In what appears to be a concession to the alliance struck between surging political powerhouses Yesh Atid and Jewish Home, Likud officials proposed to hold coalition talks with representatives of both parties at once.

“We told the Jewish Home people that if they are indeed in a close alliance with Yesh Atid, we should sit together in coalition talks too,” a senior Likud official told Maariv. “It’s a waste of time to meet separately with representatives of both the parties. If there is a pact in place and a joint veto on the inclusion of ultra-Orthodox parties in the government, we might as well all meet together.”

Talks between Prime Minister Benjamin Netanyahu’s Likud-Beytenu and his former aide Naftali Bennett’s Jewish Home were scheduled to resume on Sunday, after representatives met on Friday. The negotiations were said to be held “in a good atmosphere” and dealt with aspects of the coalition’s guiding principles.

Representatives of Bennett’s party were reported to have discussed but not demanded the possible revocation of Netanyahu’s agreement with Hatnua chief Tzipi Livni, whereby Livni joins a Likud-led coalition in exchange for the Justice Ministry portfolio and the task of heading peace talks with the Palestinians. Bennett has been an outspoken critic of such negotiations, and his party represents a cross-section of voters who are largely opposed to a two-state solution along pre-1967 lines.

The differences between the two potential coalition partners were sharpened Saturday, when Livni spoke harshly against government plans to build a new settlement in the contested area known as E1.

“We don’t have to make provocations that just poke out the other side’s eye and stir up the world against us,” she said.

Friday’s Likud-Jewish Home coalition talks ended without any specific signs of progress, and the Likud-Beytenu team then met with Shas’s leadership triumvirate of Aryeh Deri, Ariel Atias, and Eli Yishai. Netanyahu’s key challenge is to find a formula for expanding the number of ultra-Orthodox young men entering military service; Jewish Home and Yesh Atid want almost all Haredi men to serve, while Shas and United Torah Judaism want wide-scale exemptions for full-time Torah study.

Three weeks after Shimon Peres charged Netanyahu with forming a coalition, it is this issue that has made the task so complex, and is gradually fueling speculation that Netanyahu may not be able to build a Knesset majority, though his aides remain confident he will do so.
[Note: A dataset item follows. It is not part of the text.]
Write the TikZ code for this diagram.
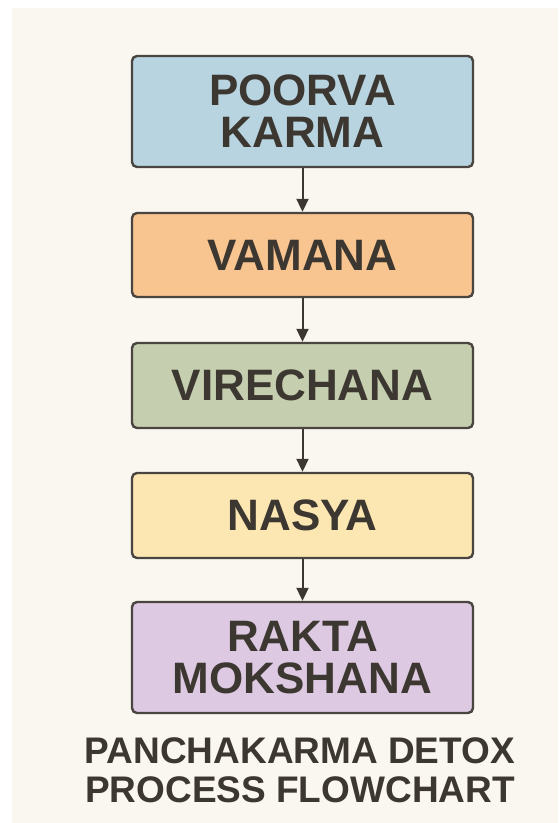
\documentclass[tikz,border=0pt]{standalone}
\usepackage{fontspec}
\setmainfont{Liberation Sans}
\usepackage{xcolor}
\usepackage{tikz}
\usetikzlibrary{arrows.meta}
\definecolor{pkbg}{HTML}{FAF6F0}
\definecolor{pkink}{HTML}{3D3731}
\definecolor{pkedge}{HTML}{4A4540}
\definecolor{pkblue}{HTML}{B7D4E0}
\definecolor{pkorange}{HTML}{F8C590}
\definecolor{pkgreen}{HTML}{C5CFAF}
\definecolor{pkyellow}{HTML}{FCE7B2}
\definecolor{pkviolet}{HTML}{DDC9E1}

\begin{document}
\begin{tikzpicture}[x=1pt,y=-1pt,>={Triangle[length=13pt,width=12pt]},
  stage/.style={draw=pkedge,line width=2.4pt,rounded corners=5pt,minimum width=341pt,
    align=center,text=pkink,font=\fontsize{44}{42}\selectfont\bfseries,inner sep=0pt},
  flow/.style={->,draw=pkink,line width=2pt}]
  \useasboundingbox (0,0) rectangle (558,823);
  \fill[pkbg] (12,8) rectangle (558,823);
  \node[stage,fill=pkblue,minimum height=111pt] (poorva) at (302.5,111.5) {POORVA\\KARMA};
  \node[stage,fill=pkorange,minimum height=84pt] (vamana) at (302.5,255) {VAMANA};
  \node[stage,fill=pkgreen,minimum height=85pt] (virechana) at (302.5,385.5) {VIRECHANA};
  \node[stage,fill=pkyellow,minimum height=85pt] (nasya) at (302.5,515.5) {NASYA};
  \node[stage,fill=pkviolet,minimum height=111pt] (rakta) at (302.5,657.5) {RAKTA\\MOKSHANA};
  \draw[flow] (poorva) -- (vamana);
  \draw[flow] (vamana) -- (virechana);
  \draw[flow] (virechana) -- (nasya);
  \draw[flow] (nasya) -- (rakta);
  \node[text=pkink,font=\fontsize{37}{39}\selectfont\bfseries,align=center,inner sep=0pt]
    (title) at (300,770) {PANCHAKARMA DETOX\\PROCESS FLOWCHART};
\end{tikzpicture}
\end{document}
The Likud-Jewish Home talks included discussion of a proposal — put together by Eugene Kandel, the head of Israel’s National Economic Council — according to which the IDF would draft upwards of 60% of ultra-Orthodox Israelis aged 18-24 within five years, and the government would provide monetary incentives to those who comply while penalizing the yeshivas of those who don’t. The Yesh Atid and Jewish Home parties rejected the Kandel proposal when Netanyahu’s team pitched it in earlier coalition talks. Instead, both parties agreed to set the number of haredim who would be given draft exemptions at 2,000, according to a Channel 10 report.

According to a source within Shas, Friday’s meeting ended without progress and there are still significant gaps between the two sides regarding ultra-Orthodox service.

The Jewish Home party has made it clear that an alliance formed with Yair Lapid’s Yesh Atid party, according to which both parties would either join the government together or join the opposition, remains firm. Jewish Home representatives on Friday also said they backed Yesh Atid’s demand that ultra-Orthodox schools teach the full “core curriculum” of subjects, including English and Mathematics, as a condition for state funding.

“The pact with Lapid is iron-clad,” party sources said. “We would rather have new elections than join the government without him.”

To date, Netanyahu’s Likud-Beytenu (31 seats) has drawn only Livni’s Hatnua (6) into the coalition. On Thursday, leaders of Yesh Atid (19), Jewish Home (12) and Kadima (2) held talks at which they resolved not to join the coalition without a commitment from Netanyahu to legislate for the conscription of most ultra-Orthodox young men.

If these parties hold to that position, and Labor (15 seats) remains resolute about going into the opposition, Netanyahu would find it impossible to garner a Knesset majority even with both ultra-Orthodox parties — Shas (11 seats) and United Torah Judaism (7). His aides remain optimistic that the Yesh Atid-Jewish Home alliance can yet be broken. He has until the beginning of March to form a coalition, but can also ask for a 14-day extension from President Peres.